Record extracts:
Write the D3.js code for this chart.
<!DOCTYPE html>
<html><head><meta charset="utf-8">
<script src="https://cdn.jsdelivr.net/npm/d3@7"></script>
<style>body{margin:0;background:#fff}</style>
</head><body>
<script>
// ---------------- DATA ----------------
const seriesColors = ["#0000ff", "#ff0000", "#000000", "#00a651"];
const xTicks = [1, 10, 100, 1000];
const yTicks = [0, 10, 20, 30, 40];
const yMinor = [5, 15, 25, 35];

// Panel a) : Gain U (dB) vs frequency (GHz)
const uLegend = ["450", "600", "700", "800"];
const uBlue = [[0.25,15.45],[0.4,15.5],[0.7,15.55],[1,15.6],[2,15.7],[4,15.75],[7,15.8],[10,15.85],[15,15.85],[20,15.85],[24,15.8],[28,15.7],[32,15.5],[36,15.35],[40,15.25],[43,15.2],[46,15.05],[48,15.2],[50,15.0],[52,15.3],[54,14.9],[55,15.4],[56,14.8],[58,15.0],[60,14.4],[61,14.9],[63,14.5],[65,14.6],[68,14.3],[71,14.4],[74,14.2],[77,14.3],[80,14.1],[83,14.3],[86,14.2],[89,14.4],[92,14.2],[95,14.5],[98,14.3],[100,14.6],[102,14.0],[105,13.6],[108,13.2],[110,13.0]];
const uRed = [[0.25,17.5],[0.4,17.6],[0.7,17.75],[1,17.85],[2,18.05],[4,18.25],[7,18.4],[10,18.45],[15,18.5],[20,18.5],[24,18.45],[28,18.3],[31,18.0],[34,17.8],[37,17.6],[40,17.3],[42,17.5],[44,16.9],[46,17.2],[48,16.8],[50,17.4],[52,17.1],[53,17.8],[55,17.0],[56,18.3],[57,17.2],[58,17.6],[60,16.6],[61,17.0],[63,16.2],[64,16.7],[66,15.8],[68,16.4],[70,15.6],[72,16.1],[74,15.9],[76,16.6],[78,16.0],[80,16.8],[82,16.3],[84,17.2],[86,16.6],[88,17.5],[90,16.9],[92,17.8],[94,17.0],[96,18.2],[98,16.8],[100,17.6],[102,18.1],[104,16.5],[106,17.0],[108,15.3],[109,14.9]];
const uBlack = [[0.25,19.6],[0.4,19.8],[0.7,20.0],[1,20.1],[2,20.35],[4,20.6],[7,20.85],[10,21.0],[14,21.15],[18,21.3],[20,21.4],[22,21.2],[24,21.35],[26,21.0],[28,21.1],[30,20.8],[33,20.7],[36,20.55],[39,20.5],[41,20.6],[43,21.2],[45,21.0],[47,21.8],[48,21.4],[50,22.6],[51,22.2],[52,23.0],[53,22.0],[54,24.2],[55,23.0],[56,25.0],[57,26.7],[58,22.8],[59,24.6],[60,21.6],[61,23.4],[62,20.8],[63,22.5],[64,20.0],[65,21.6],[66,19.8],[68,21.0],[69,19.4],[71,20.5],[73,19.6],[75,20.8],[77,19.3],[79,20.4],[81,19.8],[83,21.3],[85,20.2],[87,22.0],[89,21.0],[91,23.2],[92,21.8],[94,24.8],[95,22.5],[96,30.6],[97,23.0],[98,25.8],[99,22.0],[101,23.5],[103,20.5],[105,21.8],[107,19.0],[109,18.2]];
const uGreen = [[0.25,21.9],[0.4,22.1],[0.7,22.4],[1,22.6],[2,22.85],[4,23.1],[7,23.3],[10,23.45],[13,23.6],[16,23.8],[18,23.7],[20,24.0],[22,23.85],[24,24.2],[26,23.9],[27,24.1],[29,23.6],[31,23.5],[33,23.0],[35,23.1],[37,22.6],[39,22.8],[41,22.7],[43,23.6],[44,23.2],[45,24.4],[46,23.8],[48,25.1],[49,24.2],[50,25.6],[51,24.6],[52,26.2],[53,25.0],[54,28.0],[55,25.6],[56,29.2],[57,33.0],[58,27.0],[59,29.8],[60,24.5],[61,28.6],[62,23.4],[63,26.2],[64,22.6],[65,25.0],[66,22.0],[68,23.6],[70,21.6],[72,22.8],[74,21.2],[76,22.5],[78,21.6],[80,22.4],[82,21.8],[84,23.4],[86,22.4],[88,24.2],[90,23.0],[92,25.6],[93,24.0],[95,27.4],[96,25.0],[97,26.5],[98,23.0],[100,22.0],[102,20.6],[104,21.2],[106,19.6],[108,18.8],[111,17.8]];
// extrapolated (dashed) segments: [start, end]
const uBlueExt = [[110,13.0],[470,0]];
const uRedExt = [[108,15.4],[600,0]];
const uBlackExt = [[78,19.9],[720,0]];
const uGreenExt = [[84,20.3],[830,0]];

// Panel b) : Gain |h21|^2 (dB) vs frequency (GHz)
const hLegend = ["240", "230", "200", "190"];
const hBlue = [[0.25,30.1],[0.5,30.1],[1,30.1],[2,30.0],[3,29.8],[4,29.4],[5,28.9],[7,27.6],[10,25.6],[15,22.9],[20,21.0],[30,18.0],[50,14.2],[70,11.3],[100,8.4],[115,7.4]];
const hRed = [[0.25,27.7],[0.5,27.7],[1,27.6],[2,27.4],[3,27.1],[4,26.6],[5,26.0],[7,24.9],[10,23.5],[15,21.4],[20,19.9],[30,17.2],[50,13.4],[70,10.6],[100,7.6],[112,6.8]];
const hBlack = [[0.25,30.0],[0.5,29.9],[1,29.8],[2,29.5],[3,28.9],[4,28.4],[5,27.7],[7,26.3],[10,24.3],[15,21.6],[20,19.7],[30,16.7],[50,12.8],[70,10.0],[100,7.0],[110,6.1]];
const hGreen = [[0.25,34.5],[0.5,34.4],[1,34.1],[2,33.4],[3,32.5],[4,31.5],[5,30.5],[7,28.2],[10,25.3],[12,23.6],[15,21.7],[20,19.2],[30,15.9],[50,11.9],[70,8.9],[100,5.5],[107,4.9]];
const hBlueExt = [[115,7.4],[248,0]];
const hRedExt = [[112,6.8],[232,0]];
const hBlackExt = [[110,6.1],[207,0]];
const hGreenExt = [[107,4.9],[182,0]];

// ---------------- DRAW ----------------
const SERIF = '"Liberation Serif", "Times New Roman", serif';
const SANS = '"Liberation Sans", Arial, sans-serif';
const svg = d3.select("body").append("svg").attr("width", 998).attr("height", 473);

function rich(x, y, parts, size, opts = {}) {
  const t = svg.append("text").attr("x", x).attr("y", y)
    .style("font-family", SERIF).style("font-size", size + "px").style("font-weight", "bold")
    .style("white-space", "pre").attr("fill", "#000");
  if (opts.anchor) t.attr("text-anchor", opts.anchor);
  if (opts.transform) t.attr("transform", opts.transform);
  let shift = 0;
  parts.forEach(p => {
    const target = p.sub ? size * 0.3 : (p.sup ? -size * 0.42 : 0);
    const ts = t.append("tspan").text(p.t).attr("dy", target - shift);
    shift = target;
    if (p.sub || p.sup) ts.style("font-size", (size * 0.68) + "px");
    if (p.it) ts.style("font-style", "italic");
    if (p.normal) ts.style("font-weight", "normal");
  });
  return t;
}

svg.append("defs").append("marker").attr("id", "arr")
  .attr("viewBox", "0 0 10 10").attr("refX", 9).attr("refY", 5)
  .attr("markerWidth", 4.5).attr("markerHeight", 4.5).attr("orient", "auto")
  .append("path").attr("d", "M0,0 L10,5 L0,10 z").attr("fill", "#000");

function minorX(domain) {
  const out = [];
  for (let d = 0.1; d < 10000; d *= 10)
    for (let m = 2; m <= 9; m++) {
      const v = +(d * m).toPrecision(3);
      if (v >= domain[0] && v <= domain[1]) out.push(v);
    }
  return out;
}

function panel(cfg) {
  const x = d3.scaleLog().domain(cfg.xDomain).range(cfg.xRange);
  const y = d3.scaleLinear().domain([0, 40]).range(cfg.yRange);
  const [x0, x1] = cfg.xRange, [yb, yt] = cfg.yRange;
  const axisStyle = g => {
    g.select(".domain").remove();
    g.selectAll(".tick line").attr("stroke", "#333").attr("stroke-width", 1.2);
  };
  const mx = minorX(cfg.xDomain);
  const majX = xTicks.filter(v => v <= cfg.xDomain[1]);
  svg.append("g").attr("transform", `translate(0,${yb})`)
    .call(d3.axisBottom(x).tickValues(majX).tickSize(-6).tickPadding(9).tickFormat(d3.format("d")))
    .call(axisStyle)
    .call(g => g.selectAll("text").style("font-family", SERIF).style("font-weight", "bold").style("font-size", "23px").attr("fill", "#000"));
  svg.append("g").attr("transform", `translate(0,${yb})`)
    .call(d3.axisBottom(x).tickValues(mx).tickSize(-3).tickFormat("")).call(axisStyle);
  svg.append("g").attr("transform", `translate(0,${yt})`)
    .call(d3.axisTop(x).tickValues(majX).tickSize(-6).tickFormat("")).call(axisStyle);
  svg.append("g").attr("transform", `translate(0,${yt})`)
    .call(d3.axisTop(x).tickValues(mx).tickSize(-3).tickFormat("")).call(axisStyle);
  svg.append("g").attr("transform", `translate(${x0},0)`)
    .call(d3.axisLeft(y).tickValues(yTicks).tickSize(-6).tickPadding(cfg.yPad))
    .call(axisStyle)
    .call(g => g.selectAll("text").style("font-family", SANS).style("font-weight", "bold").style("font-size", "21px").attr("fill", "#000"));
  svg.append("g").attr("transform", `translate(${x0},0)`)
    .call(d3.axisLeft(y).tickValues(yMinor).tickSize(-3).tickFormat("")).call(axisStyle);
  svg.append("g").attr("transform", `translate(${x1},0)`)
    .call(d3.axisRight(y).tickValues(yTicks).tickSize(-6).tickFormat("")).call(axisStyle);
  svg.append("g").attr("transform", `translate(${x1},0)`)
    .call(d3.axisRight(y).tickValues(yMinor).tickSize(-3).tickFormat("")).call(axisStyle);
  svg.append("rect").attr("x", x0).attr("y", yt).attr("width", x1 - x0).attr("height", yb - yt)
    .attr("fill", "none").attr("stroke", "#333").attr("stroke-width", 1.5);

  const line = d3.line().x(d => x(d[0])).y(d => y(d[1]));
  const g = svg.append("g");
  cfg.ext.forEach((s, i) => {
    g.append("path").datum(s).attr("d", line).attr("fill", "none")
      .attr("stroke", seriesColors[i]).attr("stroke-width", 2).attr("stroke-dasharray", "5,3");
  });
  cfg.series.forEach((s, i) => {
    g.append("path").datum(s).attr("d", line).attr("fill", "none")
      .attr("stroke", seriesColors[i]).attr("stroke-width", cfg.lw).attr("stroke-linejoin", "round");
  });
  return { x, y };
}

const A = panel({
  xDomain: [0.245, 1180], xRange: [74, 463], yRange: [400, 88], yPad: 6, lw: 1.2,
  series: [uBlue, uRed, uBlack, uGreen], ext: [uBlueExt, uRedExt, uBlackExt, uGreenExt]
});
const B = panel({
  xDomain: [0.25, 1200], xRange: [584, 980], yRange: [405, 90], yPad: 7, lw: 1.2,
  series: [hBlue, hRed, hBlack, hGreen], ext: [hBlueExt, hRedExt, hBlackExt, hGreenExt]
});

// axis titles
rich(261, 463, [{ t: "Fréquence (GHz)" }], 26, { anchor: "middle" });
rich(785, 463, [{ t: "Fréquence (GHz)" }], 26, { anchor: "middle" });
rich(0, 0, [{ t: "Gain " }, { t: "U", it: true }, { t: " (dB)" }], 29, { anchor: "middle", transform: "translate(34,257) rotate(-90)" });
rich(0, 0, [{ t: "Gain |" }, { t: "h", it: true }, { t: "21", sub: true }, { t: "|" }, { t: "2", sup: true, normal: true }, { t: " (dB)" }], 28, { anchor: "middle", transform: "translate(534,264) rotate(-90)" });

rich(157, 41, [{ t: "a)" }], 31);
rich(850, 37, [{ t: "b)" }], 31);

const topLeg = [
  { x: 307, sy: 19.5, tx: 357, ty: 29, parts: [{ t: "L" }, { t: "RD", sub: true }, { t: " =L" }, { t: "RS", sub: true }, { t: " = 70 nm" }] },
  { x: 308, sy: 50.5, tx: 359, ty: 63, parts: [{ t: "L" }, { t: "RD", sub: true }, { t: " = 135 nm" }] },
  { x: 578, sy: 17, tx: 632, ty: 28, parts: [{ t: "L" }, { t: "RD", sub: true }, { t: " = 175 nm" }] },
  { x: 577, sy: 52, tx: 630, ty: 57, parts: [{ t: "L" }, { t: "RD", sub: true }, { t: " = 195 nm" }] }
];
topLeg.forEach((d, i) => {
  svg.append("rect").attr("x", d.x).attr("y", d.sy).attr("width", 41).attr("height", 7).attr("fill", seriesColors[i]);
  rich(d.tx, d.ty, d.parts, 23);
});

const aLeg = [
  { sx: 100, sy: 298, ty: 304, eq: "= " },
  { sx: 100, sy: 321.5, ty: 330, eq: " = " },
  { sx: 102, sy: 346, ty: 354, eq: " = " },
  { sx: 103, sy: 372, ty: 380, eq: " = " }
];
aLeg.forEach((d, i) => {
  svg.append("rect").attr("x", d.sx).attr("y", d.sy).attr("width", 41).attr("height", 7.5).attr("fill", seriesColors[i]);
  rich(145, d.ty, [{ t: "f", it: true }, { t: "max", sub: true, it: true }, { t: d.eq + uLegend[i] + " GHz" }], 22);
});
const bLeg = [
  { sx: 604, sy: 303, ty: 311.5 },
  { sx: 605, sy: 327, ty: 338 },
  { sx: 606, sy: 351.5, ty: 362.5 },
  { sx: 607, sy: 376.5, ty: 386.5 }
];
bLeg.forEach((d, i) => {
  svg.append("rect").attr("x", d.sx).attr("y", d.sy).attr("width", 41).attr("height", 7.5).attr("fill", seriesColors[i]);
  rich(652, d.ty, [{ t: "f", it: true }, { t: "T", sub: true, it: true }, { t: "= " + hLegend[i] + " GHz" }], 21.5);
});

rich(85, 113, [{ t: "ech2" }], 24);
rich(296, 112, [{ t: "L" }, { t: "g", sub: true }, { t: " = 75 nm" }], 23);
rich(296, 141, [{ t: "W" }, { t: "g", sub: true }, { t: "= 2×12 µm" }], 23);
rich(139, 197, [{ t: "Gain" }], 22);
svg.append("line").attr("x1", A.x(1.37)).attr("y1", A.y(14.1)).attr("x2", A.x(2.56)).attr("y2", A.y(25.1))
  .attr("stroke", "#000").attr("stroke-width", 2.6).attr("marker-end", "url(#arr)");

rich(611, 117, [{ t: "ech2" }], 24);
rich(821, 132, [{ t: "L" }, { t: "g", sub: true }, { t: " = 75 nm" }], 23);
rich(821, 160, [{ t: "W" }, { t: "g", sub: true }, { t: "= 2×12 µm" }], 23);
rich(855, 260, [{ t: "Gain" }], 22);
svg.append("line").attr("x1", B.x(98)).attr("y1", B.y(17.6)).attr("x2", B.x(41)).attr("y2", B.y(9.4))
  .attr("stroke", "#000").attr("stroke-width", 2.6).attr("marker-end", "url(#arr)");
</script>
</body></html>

==

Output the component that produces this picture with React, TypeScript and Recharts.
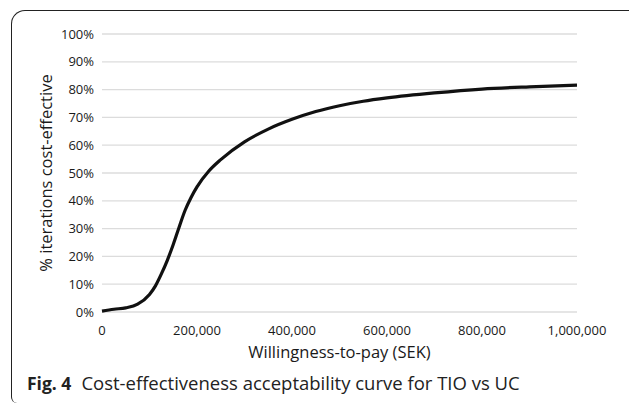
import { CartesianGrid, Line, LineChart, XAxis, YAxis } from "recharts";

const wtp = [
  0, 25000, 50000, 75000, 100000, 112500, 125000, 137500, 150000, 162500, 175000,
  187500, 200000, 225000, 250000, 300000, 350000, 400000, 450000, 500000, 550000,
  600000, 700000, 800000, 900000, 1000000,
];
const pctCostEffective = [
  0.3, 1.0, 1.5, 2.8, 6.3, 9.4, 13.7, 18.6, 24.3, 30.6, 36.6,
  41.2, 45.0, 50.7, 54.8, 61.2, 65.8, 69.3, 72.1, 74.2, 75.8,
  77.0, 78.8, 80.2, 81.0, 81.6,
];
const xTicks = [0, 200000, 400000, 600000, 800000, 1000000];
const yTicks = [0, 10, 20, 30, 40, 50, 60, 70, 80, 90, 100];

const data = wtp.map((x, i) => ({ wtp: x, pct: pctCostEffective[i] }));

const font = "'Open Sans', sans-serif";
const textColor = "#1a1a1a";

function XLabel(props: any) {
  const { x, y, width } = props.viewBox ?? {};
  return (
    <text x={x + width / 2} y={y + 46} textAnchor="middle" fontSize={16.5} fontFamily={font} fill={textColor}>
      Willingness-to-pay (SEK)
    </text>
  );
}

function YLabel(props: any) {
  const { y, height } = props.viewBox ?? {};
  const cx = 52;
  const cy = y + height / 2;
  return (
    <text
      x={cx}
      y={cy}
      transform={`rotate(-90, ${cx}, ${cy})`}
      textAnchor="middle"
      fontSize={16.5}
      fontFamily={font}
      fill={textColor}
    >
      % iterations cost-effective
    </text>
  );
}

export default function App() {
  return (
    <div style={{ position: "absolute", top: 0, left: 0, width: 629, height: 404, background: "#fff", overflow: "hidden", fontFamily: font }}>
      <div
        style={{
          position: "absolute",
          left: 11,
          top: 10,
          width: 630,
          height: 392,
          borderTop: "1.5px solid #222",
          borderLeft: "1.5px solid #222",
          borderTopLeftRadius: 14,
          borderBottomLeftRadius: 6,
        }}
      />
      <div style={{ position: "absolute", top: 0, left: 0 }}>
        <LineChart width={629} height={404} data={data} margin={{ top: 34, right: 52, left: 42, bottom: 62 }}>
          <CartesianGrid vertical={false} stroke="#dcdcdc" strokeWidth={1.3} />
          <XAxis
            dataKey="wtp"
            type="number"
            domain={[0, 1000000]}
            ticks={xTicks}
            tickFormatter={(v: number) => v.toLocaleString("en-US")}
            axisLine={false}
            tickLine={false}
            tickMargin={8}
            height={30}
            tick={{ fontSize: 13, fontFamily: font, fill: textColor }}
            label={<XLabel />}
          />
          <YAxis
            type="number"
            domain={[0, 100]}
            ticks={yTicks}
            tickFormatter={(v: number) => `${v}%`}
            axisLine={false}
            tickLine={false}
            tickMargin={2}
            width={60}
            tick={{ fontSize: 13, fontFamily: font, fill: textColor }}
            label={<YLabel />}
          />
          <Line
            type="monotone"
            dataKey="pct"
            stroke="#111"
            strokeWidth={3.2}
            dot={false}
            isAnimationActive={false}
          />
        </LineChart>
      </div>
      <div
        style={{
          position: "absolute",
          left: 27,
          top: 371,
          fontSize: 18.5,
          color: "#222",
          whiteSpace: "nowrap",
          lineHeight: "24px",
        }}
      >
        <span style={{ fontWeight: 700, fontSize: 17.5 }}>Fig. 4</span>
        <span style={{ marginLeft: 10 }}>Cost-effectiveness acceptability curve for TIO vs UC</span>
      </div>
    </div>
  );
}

Work to be completed: Above are the lines; repeat exactly the ones from the line containing "Write the D3.js code for this chart." down to the line containing "const yMinor = [5, 15, 25, 35];", both inclusive.

Output of the task:
Write the D3.js code for this chart.
<!DOCTYPE html>
<html><head><meta charset="utf-8">
<script src="https://cdn.jsdelivr.net/npm/d3@7"></script>
<style>body{margin:0;background:#fff}</style>
</head><body>
<script>
// ---------------- DATA ----------------
const seriesColors = ["#0000ff", "#ff0000", "#000000", "#00a651"];
const xTicks = [1, 10, 100, 1000];
const yTicks = [0, 10, 20, 30, 40];
const yMinor = [5, 15, 25, 35];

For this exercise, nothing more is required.